N. Korea's propaganda chief dead
Leader Kim Jong Un (C) and senior officials pay their respects to North Korea's former propaganda chief Kim Ki Nam, who died on Tuesday at the age of 94, KCNA reported. AFP

North Korea's former propaganda chief, credited with masterminding the personality cult surrounding the ruling Kim dynasty, has died, state media said Wednesday, with leader Kim Jong Un photographed bowing at his funeral bier.

Kim Ki Nam died on Tuesday due to old age and "multiple organ dysfunction", having been treated at a hospital since 2022, the country's official Korean Central News Agency said. He was 94.

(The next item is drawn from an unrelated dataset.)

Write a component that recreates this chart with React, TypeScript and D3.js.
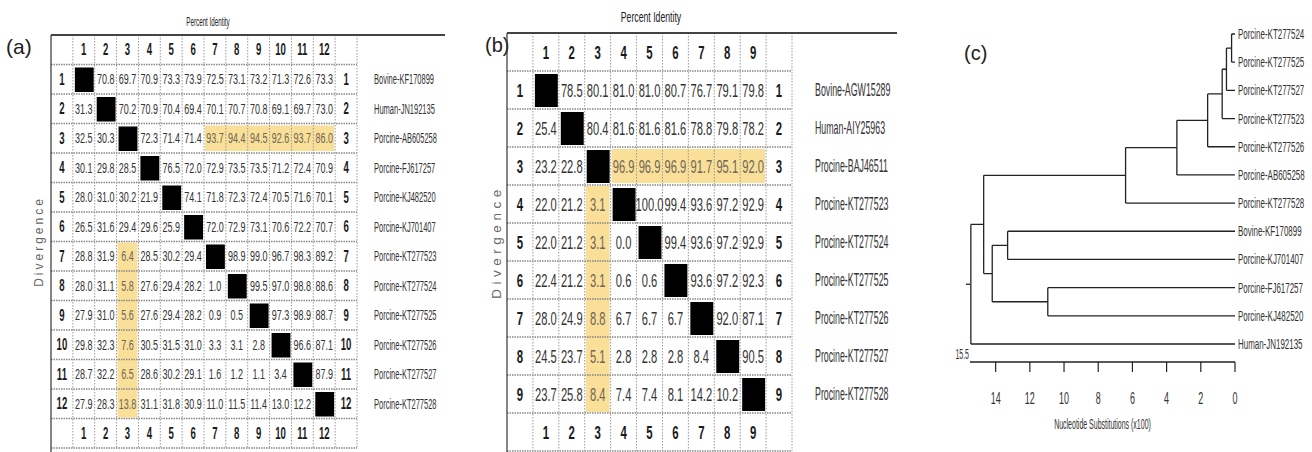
import { useMemo } from 'react';
import * as d3 from 'd3';

// ---- panel (a): 12 VP1 sequences ----
const labelsA = [
  'Bovine-KF170899', 'Human-JN192135', 'Porcine-AB605258', 'Porcine-FJ617257',
  'Porcine-KJ482520', 'Porcine-KJ701407', 'Porcine-KT277523', 'Porcine-KT277524',
  'Porcine-KT277525', 'Porcine-KT277526', 'Porcine-KT277527', 'Porcine-KT277528',
];
// null = diagonal (black cell); upper triangle = percent identity, lower = divergence
const matrixA: (number | null)[][] = [
  [null, 70.8, 69.7, 70.9, 73.3, 73.9, 72.5, 73.1, 73.2, 71.3, 72.6, 73.3],
  [31.3, null, 70.2, 70.9, 70.4, 69.4, 70.1, 70.7, 70.8, 69.1, 69.7, 73.0],
  [32.5, 30.3, null, 72.3, 71.4, 71.4, 93.7, 94.4, 94.5, 92.6, 93.7, 86.0],
  [30.1, 29.8, 28.5, null, 76.5, 72.0, 72.9, 73.5, 73.5, 71.2, 72.4, 70.9],
  [28.0, 31.0, 30.2, 21.9, null, 74.1, 71.8, 72.3, 72.4, 70.5, 71.6, 70.1],
  [26.5, 31.6, 29.4, 29.6, 25.9, null, 72.0, 72.9, 73.1, 70.6, 72.2, 70.7],
  [28.8, 31.9, 6.4, 28.5, 30.2, 29.4, null, 98.9, 99.0, 96.7, 98.3, 89.2],
  [28.0, 31.1, 5.8, 27.6, 29.4, 28.2, 1.0, null, 99.5, 97.0, 98.8, 88.6],
  [27.9, 31.0, 5.6, 27.6, 29.4, 28.2, 0.9, 0.5, null, 97.3, 98.9, 88.7],
  [29.8, 32.3, 7.6, 30.5, 31.5, 31.0, 3.3, 3.1, 2.8, null, 96.6, 87.1],
  [28.7, 32.2, 6.5, 28.6, 30.2, 29.1, 1.6, 1.2, 1.1, 3.4, null, 87.9],
  [27.9, 28.3, 13.8, 31.1, 31.8, 30.9, 11.0, 11.5, 11.4, 13.0, 12.2, null],
];
// shaded row/column (1-based) and the first index the shading covers
const highlightA = { at: 3, from: 7 };

// ---- panel (b): 9 sequences ----
const labelsB = [
  'Bovine-AGW15289', 'Human-AIY25963', 'Procine-BAJ46511', 'Procine-KT277523',
  'Procine-KT277524', 'Procine-KT277525', 'Procine-KT277526', 'Procine-KT277527',
  'Procine-KT277528',
];
const matrixB: (number | null)[][] = [
  [null, 78.5, 80.1, 81.0, 81.0, 80.7, 76.7, 79.1, 79.8],
  [25.4, null, 80.4, 81.6, 81.6, 81.6, 78.8, 79.8, 78.2],
  [23.2, 22.8, null, 96.9, 96.9, 96.9, 91.7, 95.1, 92.0],
  [22.0, 21.2, 3.1, null, 100.0, 99.4, 93.6, 97.2, 92.9],
  [22.0, 21.2, 3.1, 0.0, null, 99.4, 93.6, 97.2, 92.9],
  [22.4, 21.2, 3.1, 0.6, 0.6, null, 93.6, 97.2, 92.3],
  [28.0, 24.9, 8.8, 6.7, 6.7, 6.7, null, 92.0, 87.1],
  [24.5, 23.7, 5.1, 2.8, 2.8, 2.8, 8.4, null, 90.5],
  [23.7, 25.8, 8.4, 7.4, 7.4, 8.1, 14.2, 10.2, null],
];
const highlightB = { at: 3, from: 4 };

// ---- panel (c): tree (node heights in nucleotide substitutions x100) ----
interface TreeNode { name?: string; h: number; children?: TreeNode[] }
const leaf = (name: string): TreeNode => ({ name, h: 0 });
const tree: TreeNode = {
  h: 15.45, children: [
    { h: 14.7, children: [
      { h: 6.4, children: [
        { h: 3.4, children: [
          { h: 1.6, children: [
            { h: 0.75, children: [
              { h: 0.5, children: [
                { h: 0.2, children: [leaf('Porcine-KT277524'), leaf('Porcine-KT277525')] },
                leaf('Porcine-KT277527'),
              ] },
              leaf('Porcine-KT277523'),
            ] },
            leaf('Porcine-KT277526'),
          ] },
          leaf('Porcine-AB605258'),
        ] },
        leaf('Porcine-KT277528'),
      ] },
      { h: 14.2, children: [
        { h: 13.3, children: [leaf('Bovine-KF170899'), leaf('Porcine-KJ701407')] },
        { h: 10.95, children: [leaf('Porcine-FJ617257'), leaf('Porcine-KJ482520')] },
      ] },
    ] },
    leaf('Human-JN192135'),
  ],
};
const treeTicks = [14, 12, 10, 8, 6, 4, 2, 0];
const scaleLabel = '15.5';

const FONT = "'Liberation Sans', Arial, sans-serif";
const YELLOW = '#f9df97';

// condensed text: the reference uses a tall, narrow (stretched Arial Narrow) look
function NT({ x, y, size = 12, sx = 0.68, anchor = 'start', weight = 'normal', fill = '#333', children }: {
  x: number; y: number; size?: number; sx?: number; anchor?: string; weight?: string; fill?: string; children: any;
}) {
  return (
    <text transform={`translate(${x},${y}) scale(${sx},1)`} textAnchor={anchor} dominantBaseline="central"
      fontFamily={FONT} fontSize={size} fontWeight={weight} fill={fill}>{children}</text>
  );
}

interface Fonts { val: number; valSx: number; num: number; numSx: number; lab: number; labSx: number; title: number; titleSx: number; div: number; divLs: number; tag: number }

interface MatrixProps {
  labels: string[];
  matrix: (number | null)[][];
  hi: { at: number; from: number };
  left: number; right: number; top: number; bottom: number;
  lineEnd: number; labelX: number;
  titleX: number; titleY: number;
  divX: number;
  tag: string; tagX: number; tagY: number;
  fs: Fonts;
}

function Matrix(p: MatrixProps) {
  const n = p.labels.length;
  const idx = d3.range(n + 2);
  const x = d3.scaleBand<number>().domain(idx).range([p.left, p.right]);
  const y = d3.scaleBand<number>().domain(idx).range([p.top, p.bottom]);
  const bw = x.bandwidth();
  const bh = y.bandwidth();
  const nums = d3.range(1, n + 1);
  const { at, from } = p.hi;
  const fs = p.fs;
  const isShaded = (r: number, c: number) => (r === at && c >= from) || (c === at && r >= from);
  const num = (k: number, cx: number, cy: number) => (
    <NT x={cx} y={cy} size={fs.num} sx={fs.numSx} anchor="middle" weight="bold" fill="#1a1a1a">{k}</NT>
  );

  return (
    <g>
      <text x={p.tagX} y={p.tagY} fontFamily={FONT} fontSize={fs.tag} fill="#222">{p.tag}</text>
      <NT x={p.titleX} y={p.titleY} size={fs.title} sx={fs.titleSx} anchor="middle" fill="#222">Percent Identity</NT>
      <text transform={`translate(${p.divX},${(p.top + p.bottom) / 2}) rotate(-90)`} textAnchor="middle"
        fontFamily={FONT} fontSize={fs.div} letterSpacing={fs.divLs} fill="#666" dominantBaseline="middle">Divergence</text>

      {/* shaded row and column */}
      <rect x={x(from)! + 1} y={y(at)! + 2} width={x(n)! + bw - x(from)! - 2} height={bh - 4} fill={YELLOW} />
      <rect x={x(at)! + 1} y={y(from)! + 1} width={bw - 2} height={y(n)! + bh - y(from)! - 2} fill={YELLOW} />

      {/* grid */}
      {d3.range(1, n + 2).map(i => (
        <line key={'h' + i} x1={p.left} x2={p.right} y1={y(i)} y2={y(i)} stroke="#888" strokeWidth={1.4} strokeDasharray="1.5,1" />
      ))}
      <line x1={p.left} x2={p.right} y1={p.bottom} y2={p.bottom} stroke="#888" strokeWidth={1.4} strokeDasharray="1.5,1" />
      {d3.range(1, n + 2).map(i => (
        <line key={'v' + i} x1={x(i)} x2={x(i)} y1={p.top} y2={p.bottom} stroke="#999" strokeWidth={1} strokeDasharray="1.5,1.5" />
      ))}
      <line x1={p.right} x2={p.right} y1={p.top} y2={p.bottom} stroke="#999" strokeWidth={1} strokeDasharray="1.5,1.5" />
      <line x1={p.left} x2={p.left} y1={p.top} y2={452} stroke="#333" strokeWidth={1.2} />
      <line x1={p.left} x2={p.lineEnd} y1={p.top} y2={p.top} stroke="#444" strokeWidth={2.2} />

      {/* header and footer numbers */}
      {nums.map(k => (
        <g key={'n' + k}>
          {num(k, x(k)! + bw / 2, y(0)! + bh / 2)}
          {num(k, x(k)! + bw / 2, y(n + 1)! + bh / 2)}
          {num(k, x(0)! + bw / 2, y(k)! + bh / 2)}
          {num(k, x(n + 1)! + bw / 2, y(k)! + bh / 2)}
        </g>
      ))}

      {/* cells */}
      {p.matrix.map((row, r) => row.map((v, c) => {
        const cx = x(c + 1)!;
        const cy = y(r + 1)!;
        if (v === null) {
          return <rect key={r + '-' + c} x={cx + 2} y={cy + 3} width={bw - 3} height={bh - 5} fill="#000" />;
        }
        return (
          <NT key={r + '-' + c} x={cx + bw / 2} y={cy + bh / 2} size={fs.val} sx={fs.valSx} anchor="middle"
            fill={isShaded(r + 1, c + 1) ? '#6e6657' : '#333'}>{v.toFixed(1)}</NT>
        );
      }))}

      {/* sequence labels */}
      {p.labels.map((l, i) => (
        <NT key={l} x={p.labelX} y={y(i + 1)! + bh / 2} size={fs.lab} sx={fs.labSx}>{l}</NT>
      ))}
    </g>
  );
}

function Tree() {
  const root = useMemo(() => d3.hierarchy<TreeNode>(tree), []);
  const x = d3.scaleLinear().domain([0, 15.5]).range([1235, 970]);
  const leaves = root.leaves();
  const yLeaf = d3.scalePoint<string>().domain(leaves.map(d => d.data.name!)).range([34, 344]);

  const ys = new Map<d3.HierarchyNode<TreeNode>, number>();
  root.eachAfter(d => {
    if (!d.children) ys.set(d, yLeaf(d.data.name!)!);
    else ys.set(d, (ys.get(d.children[0])! + ys.get(d.children[d.children.length - 1])!) / 2);
  });

  const paths: string[] = [];
  root.each(d => {
    if (!d.children) return;
    const px = x(d.data.h);
    const cys = d.children.map(c => ys.get(c)!);
    paths.push(`M${px},${d3.min(cys)}V${d3.max(cys)}`);
    d.children.forEach(c => paths.push(`M${px},${ys.get(c)}H${x(c.data.h)}`));
  });
  const rootY = ys.get(root)!;
  const axisY = 362;

  return (
    <g>
      <text x={964} y={60} fontFamily={FONT} fontSize={20} fill="#222">(c)</text>
      <path d={paths.join('')} fill="none" stroke="#222" strokeWidth={1.3} />
      <line x1={x(15.5) - 4} x2={x(15.5)} y1={rootY} y2={rootY} stroke="#222" strokeWidth={1.3} />
      {leaves.map(l => (
        <NT key={l.data.name} x={1238} y={ys.get(l)!} size={15} sx={0.53}>{l.data.name}</NT>
      ))}

      <line x1={x(15.5)} x2={x(0)} y1={axisY} y2={axisY} stroke="#222" strokeWidth={1.3} />
      {treeTicks.map(t => (
        <g key={t}>
          <line x1={x(t)} x2={x(t)} y1={axisY} y2={axisY + 10} stroke="#222" strokeWidth={1.2} />
          <NT x={x(t)} y={axisY + 36} size={16} sx={0.56} anchor="middle">{t}</NT>
        </g>
      ))}
      <NT x={x(15.5) - 1} y={axisY - 8} size={14} sx={0.5} anchor="end">{scaleLabel}</NT>
      <NT x={(x(15.5) + x(0)) / 2} y={axisY + 62} size={14} sx={0.5} anchor="middle">
        Nucleotide Substitutions (x100)
      </NT>
    </g>
  );
}

const fontsA: Fonts = { val: 15, valSx: 0.6, num: 16, numSx: 0.6, lab: 15, labSx: 0.5, title: 13, titleSx: 0.48, div: 12, divLs: 3, tag: 21 };
const fontsB: Fonts = { val: 18, valSx: 0.62, num: 19, numSx: 0.6, lab: 18, labSx: 0.49, title: 15, titleSx: 0.58, div: 13.5, divLs: 4.5, tag: 20 };

export default function App() {
  return (
    <svg width={1312} height={452} style={{ position: 'fixed', left: 0, top: 0, background: '#fff' }}>
      <rect width={1312} height={452} fill="#fff" />
      <Matrix labels={labelsA} matrix={matrixA} hi={highlightA} fs={fontsA}
        left={51} right={357} top={35} bottom={448} lineEnd={445} labelX={374}
        titleX={208} titleY={22} divX={40} tag="(a)" tagX={6} tagY={54} />
      <Matrix labels={labelsB} matrix={matrixB} hi={highlightB} fs={fontsB}
        left={507} right={792} top={33} bottom={451} lineEnd={897} labelX={815}
        titleX={651} titleY={17} divX={497} tag="(b)" tagX={485} tagY={52} />
      <Tree />
    </svg>
  );
}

Kim Jong Un visited the funeral hall early Wednesday morning, paid silent tribute and looked around the bier with "bitter grief over the loss of a veteran revolutionary who had remained boundlessly loyal" to the regime, KCNA said.

A wreath in the name of Kim Jong Un was "laid before the bier of the deceased", KCNA said.

Kim Ki Nam is best known for having led North Korea's key department for propaganda. In the 1970s, he was in charge of Pyongyang's official mouthpiece, the Rodong Sinmun newspaper, according to the North.

He is credited with masterminding the cult of the Kim family dynasty, and Pyongyang's state media on Wednesday described him as "a veteran of our Party and the revolution, a prestigious theoretician and a prominent political activist".

An image released by the Rodong Sinmun showed leader Kim Jong Un, dressed in a dark suit, solemnly paying his respects alongside high-ranking party and military officials, in front of what appeared to be a flower-decorated bier.

The Kim dynasty, established by Pyongyang's founding leader Kim Il Sung, has ruled the impoverished, isolated nation with an iron fist and pervasive personality cult over three generations.

The family are revered in the North as the "Paektu bloodline", named after the country's highest mountain and supposed birthplace of the late leader Kim Jong Il.

In 2015, images in state media showed the late official Kim Ki Nam, in his 80s at the time, taking notes diligently in front of Kim Jong Un, more than 50 years his junior.

The late Kim Ki Nam "is the North Korean equivalent of Paul Joseph Goebbels," Ahn Chan-il, a defector-turned-researcher who runs the World Institute for North Korea Studies, told AFP, referring to the infamous chief propagandist for the Nazis.

"It is safe to say that the propaganda and agitation strategies of the Kim dynasty all came from Kim Ki Nam's mind."

Kim Ki Nam's role as the regime's chief propagandist was eventually passed on to Kim Jong Un's powerful sister, Kim Yo Jong, in the late 2010s.

Her arrival at the propaganda department as its high-ranking figure took place in 2018, according to Seoul's unification ministry.

In 2009, Kim Ki Nam led a North Korean delegation to South Korea to attend the funeral of Seoul's former dovish president, Kim Dae-jung. During the visit, they laid a wreath signed by Pyongyang's then-leader Kim Jong Il.

Kim Dae-jung in 2000 made a historic visit to Pyongyang, where he met with Kim Jong Il, the predecessor and father of current leader Kim Jong Un.

During his visit to Seoul in 2009, Kim Ki Nam met with Seoul's then-president Lee Myung-bak.